Military officials said the airstrikes — about 200 sorties by A37 jet fighters, AC47 gunships and armed helicopters — hit more than 80 guerrilla installations, including landing strips, drug laboratories and training camps. They marked the first step in what could be a prolonged drive to take back a 16,000-square-mile swath of southern Colombian jungle and pastureland that Pastrana ceded to the guerrillas three years ago to foster peace talks and help bring an end to the war that has bloodied this country for nearly 40 years.
Pastrana said Thursday that he made his decision to end his talks with the guerrillas and reassert army control over the zone after receiving clear proof that the main guerrilla movement, the Marxist-oriented Revolutionary Armed Forces of Colombia, or FARC, had carried out the hijacking of a commercial airline flight to Bogota Wednesday morning and kidnapped a prominent senator.
Appearing confident and even joking at times in an interview with foreign reporters, Pastrana said that in light of his decision to end talks with the 18,000-strong FARC, he hoped the United States would loosen restrictions on the way Colombia can use the military component of a $1.3 billion U.S. anti-drug package. The roughly 50 helicopters and extensive military training that the United States provides Colombia have been restricted to use in anti-drug operations, ruling them out for offensive actions against the guerrillas.

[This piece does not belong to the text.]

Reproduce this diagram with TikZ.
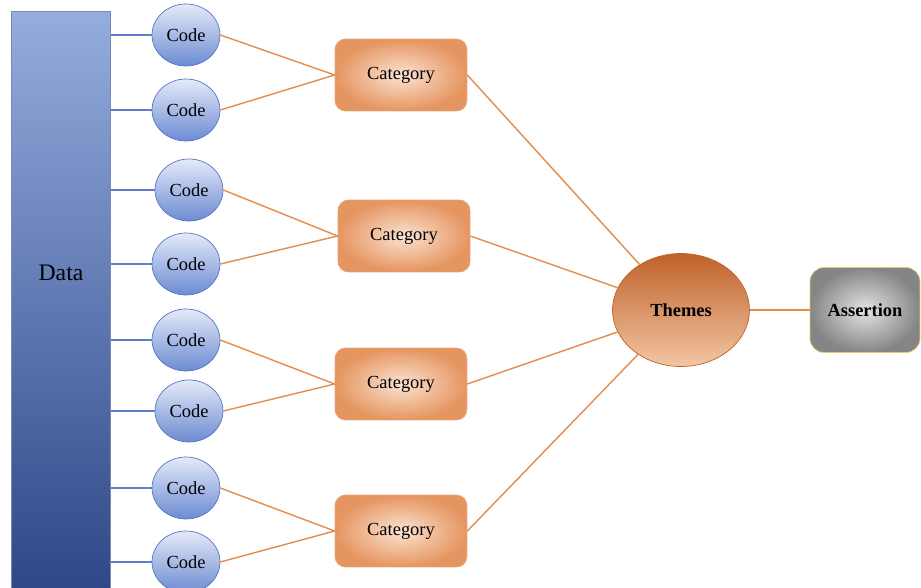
\documentclass[tikz,border=0pt]{standalone}
\usepackage{fontspec}
\setmainfont{Liberation Serif}
\usetikzlibrary{shapes.geometric}
\definecolor{barTop}{HTML}{95ACDE}
\definecolor{barBottom}{HTML}{2D4686}
\definecolor{codeTop}{HTML}{E4EAF8}
\definecolor{codeBottom}{HTML}{6C8BD2}
\definecolor{codeEdge}{HTML}{5674C4}
\definecolor{feedBlue}{HTML}{5F7DCA}
\definecolor{catLight}{HTML}{FBE3D2}
\definecolor{catDark}{HTML}{E59560}
\definecolor{catEdge}{HTML}{E9A577}
\definecolor{linkOrange}{HTML}{E38C4E}
\definecolor{themeDark}{HTML}{BF622A}
\definecolor{themeMid}{HTML}{E3843F}
\definecolor{themeLight}{HTML}{F3C6A3}
\definecolor{assertLight}{HTML}{E4E4E4}
\definecolor{assertDark}{HTML}{858585}
\definecolor{assertEdge}{HTML}{E3CB6A}
\tikzset{
  code/.style = {ellipse, draw = codeEdge, top color = codeTop,
    bottom color = codeBottom, minimum width = 1.36cm,
    minimum height = 1.24cm, inner sep = 0pt,
    font = \fontsize{10.5}{12}\selectfont},
  category/.style = {rectangle, rounded corners = 6pt, draw = catEdge,
    inner color = catLight, outer color = catDark,
    minimum width = 2.64cm, minimum height = 1.44cm,
    font = \fontsize{10.5}{12}\selectfont},
  link/.style = {draw = linkOrange, line width = .8pt},
  feed/.style = {draw = feedBlue, line width = .6pt}
}
\begin{document}
\begin{tikzpicture}[x = .02cm, y = -.02cm]
  \useasboundingbox (0,0) rectangle (921,588);
  \clip (0,0) rectangle (921,588);
  % data bar
  \node [anchor = north west, draw = barTop!80!black, top color = barTop,
    bottom color = barBottom, minimum width = 1.98cm,
    minimum height = 11.7cm, inner sep = 0pt] (data) at (11,11) {};
  \node [font = \fontsize{13.5}{15}\selectfont] (dataText) at (61,273) {Data};
  % codes
  \node [code] (c1) at (186,35) {Code};
  \node [code] (c2) at (186,110) {Code};
  \node [code] (c3) at (189,190) {Code};
  \node [code] (c4) at (186,264) {Code};
  \node [code] (c5) at (186,340) {Code};
  \node [code] (c6) at (189,411) {Code};
  \node [code] (c7) at (186,488) {Code};
  \node [code] (c8) at (186,562) {Code};
  \foreach \i in {1,...,8}
    \draw [feed] (data.east |- c\i) -- (c\i);
  % categories
  \node [category] (k1) at (401,75) {Category};
  \node [category] (k2) at (404,236) {Category};
  \node [category] (k3) at (401,384) {Category};
  \node [category] (k4) at (401,531) {Category};
  \draw [link] (c1.east) -- (k1.west);
  \draw [link] (c2.east) -- (k1.west);
  \draw [link] (c3.east) -- (k2.west);
  \draw [link] (c4.east) -- (k2.west);
  \draw [link] (c5.east) -- (k3.west);
  \draw [link] (c6.east) -- (k3.west);
  \draw [link] (c7.east) -- (k4.west);
  \draw [link] (c8.east) -- (k4.west);
  % themes and assertion
  \node [ellipse, draw = themeDark, top color = themeDark,
    middle color = themeMid, bottom color = themeLight,
    minimum width = 2.74cm, minimum height = 2.26cm,
    font = \bfseries\fontsize{10.5}{12}\selectfont] (themes) at (681,310) {Themes};
  \node [rectangle, rounded corners = 8pt, draw = assertEdge,
    inner color = assertLight, outer color = assertDark,
    minimum width = 2.2cm, minimum height = 1.7cm,
    font = \bfseries\fontsize{10.5}{12}\selectfont] (assert) at (865,310) {Assertion};
  \foreach \i in {1,...,4}
    \draw [link] (k\i.east) -- (themes);
  \draw [link] (themes) -- (assert);
\end{tikzpicture}
\end{document}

In what seemed to be an attempt to enlist more U.S. help, he pointedly qualified FARC as a terrorist organization and sought to place the Colombian military’s campaign against the rebels into the context of the Bush administration’s war on terrorism. In its most recent listing, the U.S. administration included FARC among the groups classified as terrorist.
"As long as the FARC has defined itself as a terrorist group, and in the context of the world fight against terrorism, we hope we could count on that (change) soon," the president said. "Not only for use in the (guerrilla haven). But in the whole country."